PlnPCAcollection

Bases: object

A collection where value q corresponds to a PlnPCA object with rank q.

Examples

>>> from pyPLNmodels import PlnPCAcollection, get_real_count_data, get_simulation_parameters, sample_pln
>>> endog, labels = get_real_count_data(return_labels = True)
>>> data = {"endog": endog}
>>> plnpcas = PlnPCAcollection.from_formula("endog ~ 1", data = data, ranks = [5,8, 12])
>>> plnpcas.fit()
>>> print(plnpcas)
>>> plnpcas.show()
>>> print(plnpcas.best_model())
>>> print(plnpcas[5])

>>> plnparam = get_simulation_parameters(n_samples =100, dim = 60, nb_cov = 2, rank = 8)
>>> endog = sample_pln(plnparam)
>>> data = {"endog":endog, "cov": plnparam.exog, "offsets": plnparam.offsets}
>>> plnpcas = PlnPCAcollection.from_formula("endog ~ 0 + cov", data = data, ranks = [5,8,12])
>>> plnpcas.fit()
>>> print(plnpcas)
>>> plnpcas.show()

See also

PlnPCA, from_formula()

property batch_size: Tensor

Property representing the batch_size.

Returns:: The batch_size.
Return type:: torch.Tensor

property best_AIC_model_rank: int

Property representing the rank of the best model according to the AIC criterion.
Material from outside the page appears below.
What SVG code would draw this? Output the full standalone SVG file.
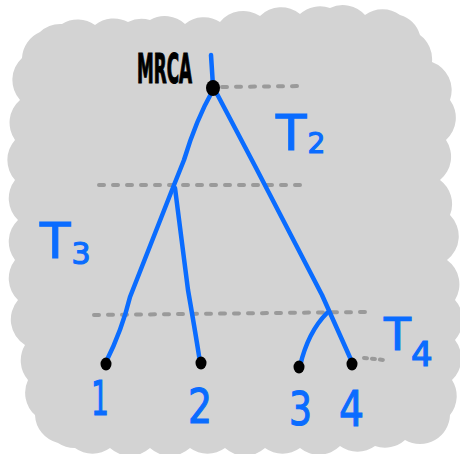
<svg xmlns="http://www.w3.org/2000/svg" width="460" height="454" viewBox="0 0 460 454">
<style>
.br{fill:none;stroke:#0a6cff;stroke-width:4.5;stroke-linecap:round;stroke-linejoin:round}
.dash{fill:none;stroke:#9a9a9a;stroke-width:4;stroke-linecap:round;stroke-dasharray:5 9}
.dot{fill:#000}
.lbl{fill:#0a6cff;stroke:#0a6cff;stroke-width:1.2;font-family:"DejaVu Sans","Liberation Sans",sans-serif}
</style>
<rect width="460" height="454" fill="#fff"/>
<g id="background">
<path fill="#d3d3d3" d="M22 58 A30 30 0 0 1 40 32 A30 30 0 0 1 62 24 A30 30 0 0 1 95 25 A30 30 0 0 1 128 22 A30 30 0 0 1 150 20 A30 30 0 0 1 185 24 A30 30 0 0 1 220 22 A30 30 0 0 1 260 16 A30 30 0 0 1 300 14 A30 30 0 0 1 330 8 A30 30 0 0 1 365 15 A30 30 0 0 1 400 15 A30 30 0 0 1 420 35 A30 30 0 0 1 432 62 A30 30 0 0 1 450 100 A30 30 0 0 1 446 140 A30 30 0 0 1 440 180 A30 30 0 0 1 450 215 A30 30 0 0 1 447 260 A30 30 0 0 1 455 300 A30 30 0 0 1 455 340 A30 30 0 0 1 452 380 A30 30 0 0 1 450 415 A30 30 0 0 1 435 440 A30 30 0 0 1 405 440 A30 30 0 0 1 375 446 A30 30 0 0 1 340 446 A30 30 0 0 1 300 448 A30 30 0 0 1 265 448 A30 30 0 0 1 225 448 A30 30 0 0 1 190 448 A30 30 0 0 1 150 448 A30 30 0 0 1 110 448 A30 30 0 0 1 75 448 A30 30 0 0 1 58 443 A30 30 0 0 1 35 415 A30 30 0 0 1 28 380 A30 30 0 0 1 25 345 A30 30 0 0 1 18 300 A30 30 0 0 1 15 260 A30 30 0 0 1 18 220 A30 30 0 0 1 15 180 A30 30 0 0 1 15 140 A30 30 0 0 1 20 100 A30 30 0 0 1 22 58 Z"/>
</g>
<g id="time-lines">
<path class="dash" d="M222 87 L305 86"/>
<path class="dash" d="M99 185 L305 185"/>
<path class="dash" d="M94 315 L365 312"/>
<path class="dash" d="M364 358 L384 360" style="stroke-dasharray:3 5"/>
</g>
<g id="connectors">
<path class="br" d="M211 55 L213 86"/>
<path class="br" d="M213 90 Q196 120 184 160 L174 185 L130 297 Q122 330 106 362"/>
<path class="br" d="M175 188 L188 290 Q195 330 200 362"/>
<path class="br" d="M216 92 Q236 130 255 166 L322 295 L352 362"/>
<path class="br" d="M327 313 Q308 332 300 366"/>
</g>
<g id="node-mrca">
<ellipse class="dot" cx="213" cy="88" rx="7" ry="8"/>
<text x="137" y="83" font-family="DejaVu Sans Condensed,DejaVu Sans,sans-serif" font-weight="bold" font-size="40" textLength="55" lengthAdjust="spacingAndGlyphs" fill="#000" stroke="#000" stroke-width="1.2">MRCA</text>
</g>
<g id="node-1">
<ellipse class="dot" cx="106" cy="364" rx="5.5" ry="6.5"/>
<text class="lbl" x="91" y="415" font-size="48" textLength="18" lengthAdjust="spacingAndGlyphs">1</text>
</g>
<g id="node-2">
<ellipse class="dot" cx="201" cy="363" rx="5.5" ry="6.5"/>
<text class="lbl" x="188" y="423" font-size="48" textLength="24" lengthAdjust="spacingAndGlyphs">2</text>
</g>
<g id="node-3">
<ellipse class="dot" cx="299" cy="367" rx="5.5" ry="6.5"/>
<text class="lbl" x="289" y="425" font-size="46" textLength="23" lengthAdjust="spacingAndGlyphs">3</text>
</g>
<g id="node-4">
<ellipse class="dot" cx="352" cy="364" rx="5.5" ry="6.5"/>
<text class="lbl" x="339" y="426" font-size="50" textLength="25" lengthAdjust="spacingAndGlyphs">4</text>
</g>
<g id="label-t2">
<text class="lbl" x="276" y="150" font-size="50">T<tspan font-size="28" dx="1" dy="3">2</tspan></text>
</g>
<g id="label-t3">
<text class="lbl" x="40" y="258" font-size="50">T<tspan font-size="30" dy="6" dx="1">3</tspan></text>
</g>
<g id="label-t4">
<text class="lbl" x="384" y="350" font-size="44">T<tspan font-size="34" dy="16" dx="0">4</tspan></text>
</g>
</svg>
Returns:: The rank of the best model.
Return type:: int

property best_BIC_model_rank: int

Property representing the rank of the best model according to the BIC criterion.

Returns:: The rank of the best model.
Return type:: int

best_model(criterion: str = 'AIC') → Any

Get the best model according to the specified criterion.

Parameters:: criterion (str, optional) – The criterion to use (‘AIC’ or ‘BIC’), by default ‘AIC’.
Returns:: The best model.
Return type:: Any

property coef: Dict[int, Tensor]

Property representing the coefficients.

Returns:: The coefficients.
Return type:: Dict[int, torch.Tensor]

property components: Dict[int, Tensor]

Property representing the components.

Returns:: The components.
Return type:: Dict[int, torch.Tensor]

property dim: int

Property representing the dimension.

Returns:: The dimension.
Return type:: int

property endog: Tensor

Property representing the endog.

Returns:: The endog.
Return type:: torch.Tensor

property exog: Tensor

Property representing the exog.

Returns:: The exog.
Return type:: torch.Tensor

fit(nb_max_iteration: int = 50000, *, lr: float = 0.01, tol: float = 0.001, do_smart_init: bool = True, verbose: bool = False, batch_size: int | None = None)

Fit each model in the PlnPCAcollection.

Parameters:

nb_max_iteration (int, optional) – The maximum number of iterations, by default 50000.
lr (float, optional(keyword-only)) – The learning rate, by default 0.01.
tol (float, optional(keyword-only)) – The tolerance, by default 1e-8.
do_smart_init (bool, optional(keyword-only)) – Whether to do smart initialization, by default True.
verbose (bool, optional(keyword-only)) – Whether to print verbose output, by default False.
batch_size (int, optional(keyword-only)) – The batch size when optimizing the elbo. If None, batch gradient descent will be performed (i.e. batch_size = n_samples).

Raises:

ValueError – If the batch_size is greater than the number of samples, or not int.

classmethod from_formula(formula: str, data: Dict[str, Tensor | ndarray | DataFrame], *, offsets_formula: str = 'logsum', ranks: Iterable[int] = range(3, 5), dict_of_dict_initialization: dict | None = None, take_log_offsets: bool = False) → PlnPCAcollection

Create an instance of PlnPCAcollection from a formula.

Parameters:

formula (str) – The formula.
data (dict) – The data dictionary. Each value can be either a torch.Tensor, np.ndarray or pd.DataFrame
offsets_formula (str, optional(keyword-only)) – The formula for offsets, by default “logsum”. Overriden if data[“offsets”] is not None.
ranks (Iterable[int], optional(keyword-only)) – The range of ranks, by default range(3, 5).
dict_of_dict_initialization (dict, optional(keyword-only)) – The dictionary of initialization, by default None.
take_log_offsets (bool, optional(keyword-only)) – Whether to take the logarithm of offsets, by default False.

Returns:

The created PlnPCAcollection instance.

Return type:

PlnPCAcollection

Examples

>>> from pyPLNmodels import PlnPCAcollection, get_real_count_data
>>> endog = get_real_count_data()
>>> data = {"endog": endog}
>>> pca_col = PlnPCAcollection.from_formula("endog ~ 1", data = data, ranks = [5,6])